Pendidikan Anak yang Terabaikan
Tak hanya komunikasi, dampak serius juga terlihat pada aspek pendidikan anak. Gadget memang dapat menjadi alat bantu pembelajaran. Namun tanpa kontrol dan pendampingan, fungsinya cepat beralih menjadi hiburan pasif. Anak-anak kehilangan minat terhadap proses belajar yang membutuhkan fokus dan disiplin.
Sebuah riset oleh UNESCO (2023) memperingatkan bahwa penggunaan gadget yang tidak terarah dapat menurunkan kemampuan kognitif, fokus, dan literasi baca-tulis anak. Ketika anak lebih akrab dengan konten singkat di TikTok daripada bacaan mendalam, maka kita patut waspada terhadap masa depan kualitas pendidikan generasi ini.
Tanggung Jawab Orang Tua dan Perlu Regulasi Keluarga
Orang tua memiliki peran sentral dalam menyikapi persoalan ini. Gadget bukan musuh, tetapi harus diposisikan sebagai alat, bukan pusat perhatian. Dibutuhkan regulasi dalam rumah tangga, seperti waktu bebas gadget (gadget-free hour), interaksi keluarga tanpa layar saat makan atau menjelang tidur, serta penggunaan parental control untuk memfilter konten.

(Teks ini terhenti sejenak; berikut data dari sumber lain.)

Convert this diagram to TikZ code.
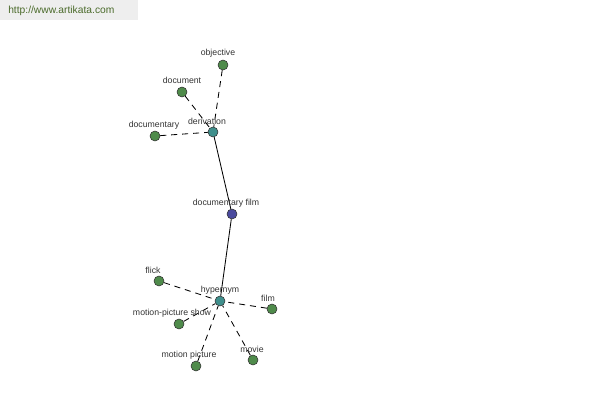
\documentclass[tikz,border=0pt]{standalone}
\usepackage{fontspec}
\setmainfont{Liberation Sans}
\definecolor{leafgreen}{HTML}{4F8B4B}
\definecolor{relteal}{HTML}{3F8F8C}
\definecolor{wordblue}{HTML}{4A4A9E}
\definecolor{sitegreen}{HTML}{4B6B2B}
\definecolor{bandgray}{HTML}{EEEEEE}
\begin{document}
\begin{tikzpicture}[x=0.025cm,y=-0.025cm,
			leaf/.style={circle,draw=black!80,fill=leafgreen,minimum size=2.5mm},
			rel/.style={circle,draw=black!80,fill=relteal,minimum size=2.5mm},
			word/.style={circle,draw=black!80,fill=wordblue,minimum size=2.5mm},
			lab/.style={font=\fontsize{6.2}{7}\selectfont,text=black!80},
			link/.style={line width=0.6pt,dash pattern=on 4.3pt off 3.5pt},
			inner sep=0pt]
			\useasboundingbox (0,0) rectangle (600,400);
			\fill [bandgray] (0,0) rectangle (138,20);
			\node [font=\fontsize{7.3}{8}\selectfont,text=sitegreen,anchor=west] (site) at (8,11) {http://www.artikata.com};
			% word and relations
			\node [word]			(docfilm)		at (232,214)			{};
			\node [rel]			(deriv)		at (213,132)			{}
				edge [-,line width=0.6pt] (docfilm);
			\node [rel]			(hyper)		at (220,301)			{}
				edge [-,line width=0.6pt] (docfilm);
			% derivation leaves
			\node [leaf]			(objective)		at (223,65)			{}
				edge [link] (deriv);
			\node [leaf]			(document)		at (182,92)			{}
				edge [link] (deriv);
			\node [leaf]			(documentary)	at (155,136)			{}
				edge [link] (deriv);
			% hypernym leaves
			\node [leaf]			(flick)		at (159,281)			{}
				edge [link] (hyper);
			\node [leaf]			(film)		at (272,309)			{}
				edge [link] (hyper);
			\node [leaf]			(mpshow)		at (179,324)			{}
				edge [link] (hyper);
			\node [leaf]			(mpicture)		at (196,366)			{}
				edge [link] (hyper);
			\node [leaf]			(movie)		at (253,360)			{}
				edge [link] (hyper);
			% labels
			\node [lab] (objectiveL) at (218,53) {objective};
			\node [lab] (documentL) at (182,80) {document};
			\node [lab] (documentaryL) at (154,125) {documentary};
			\node [lab] (derivL) at (207,121) {derivation};
			\node [lab] (docfilmL) at (226,203) {documentary film};
			\node [lab] (flickL) at (153,270) {flick};
			\node [lab] (hyperL) at (220,290) {hypernym};
			\node [lab] (filmL) at (268,298) {film};
			\node [lab] (mpshowL) at (172,313) {motion-picture show};
			\node [lab] (mpictureL) at (189,355) {motion picture};
			\node [lab] (movieL) at (252,349) {movie};
		\end{tikzpicture}
\end{document}
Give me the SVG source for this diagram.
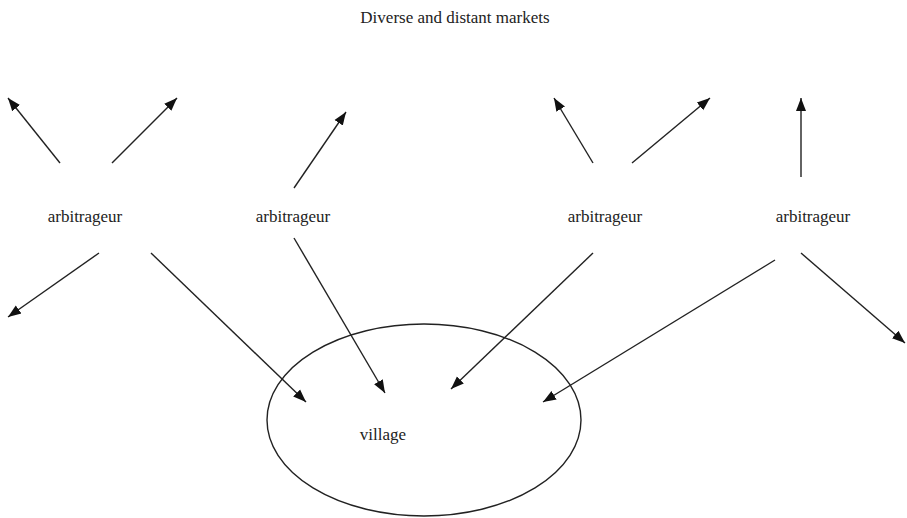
<svg xmlns="http://www.w3.org/2000/svg" width="907" height="518" viewBox="0 0 907 518">
<style>
text{font-family:"Liberation Serif","Times New Roman",serif;font-size:17px;fill:#222;text-anchor:middle}
.c line{stroke:#222;stroke-width:1.4;fill:none;marker-end:url(#ah)}
.c line.n{marker-end:none}
</style>
<defs>
<marker id="ah" markerUnits="userSpaceOnUse" markerWidth="14" markerHeight="12" viewBox="0 0 14 12" refX="13" refY="6" orient="auto">
<path d="M0,1 L13,6 L0,11 Z" fill="#111"/>
</marker>
</defs>
<rect width="907" height="518" fill="#fff"/>
<g id="title"><text x="455" y="23">Diverse and distant markets</text></g>
<g id="village"><ellipse cx="424" cy="420" rx="157" ry="96" fill="none" stroke="#222" stroke-width="1.4"/><text x="383" y="440">village</text></g>
<g id="arb1"><text x="85" y="222">arbitrageur</text></g>
<g id="arb2"><text x="293" y="222">arbitrageur</text></g>
<g id="arb3"><text x="605" y="222">arbitrageur</text></g>
<g id="arb4"><text x="813" y="222">arbitrageur</text></g>
<g id="connectors" class="c">
<line x1="60" y1="163" x2="8" y2="98"/>
<line x1="112" y1="163" x2="177" y2="98"/>
<line x1="99" y1="253" x2="8" y2="317"/>
<line x1="151" y1="253" x2="306" y2="402"/>
<line x1="294" y1="188" x2="346" y2="112"/>
<line x1="294" y1="238" x2="385" y2="393"/>
<line x1="593" y1="163" x2="554" y2="98"/>
<line x1="632" y1="163" x2="710" y2="98"/>
<line x1="593" y1="253" x2="451" y2="389"/>
<line x1="801" y1="177" x2="801" y2="98"/>
<line x1="775" y1="260" x2="543" y2="402"/>
<line x1="801" y1="253" x2="905" y2="343"/>
</g>
</svg>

Lebih jauh lagi, keteladanan orang tua dalam menggunakan teknologi menjadi penting. Tak bisa diharapkan anak berhenti bermain gawai jika ayah-ibunya pun terus menunduk menatap layar sepanjang waktu.
Bijak Bukan Melarang, Tapi Mengarahkan
Kemajuan teknologi tak dapat dibendung. Tetapi nilai-nilai dasar seperti komunikasi, pendidikan, dan kedekatan emosional dalam keluarga harus tetap dijaga. Membiarkan gadget mengambil alih fungsi-fungsi itu sama saja dengan membiarkan generasi masa depan tumbuh dalam keterasingan dan kebingungan nilai.
Sudah saatnya setiap keluarga melakukan refleksi dan reposisi terhadap teknologi dalam rumah. Karena pada akhirnya, bukan seberapa canggih gadget yang kita miliki, tapi seberapa hangat rumah yang kita bangun di tengahnya.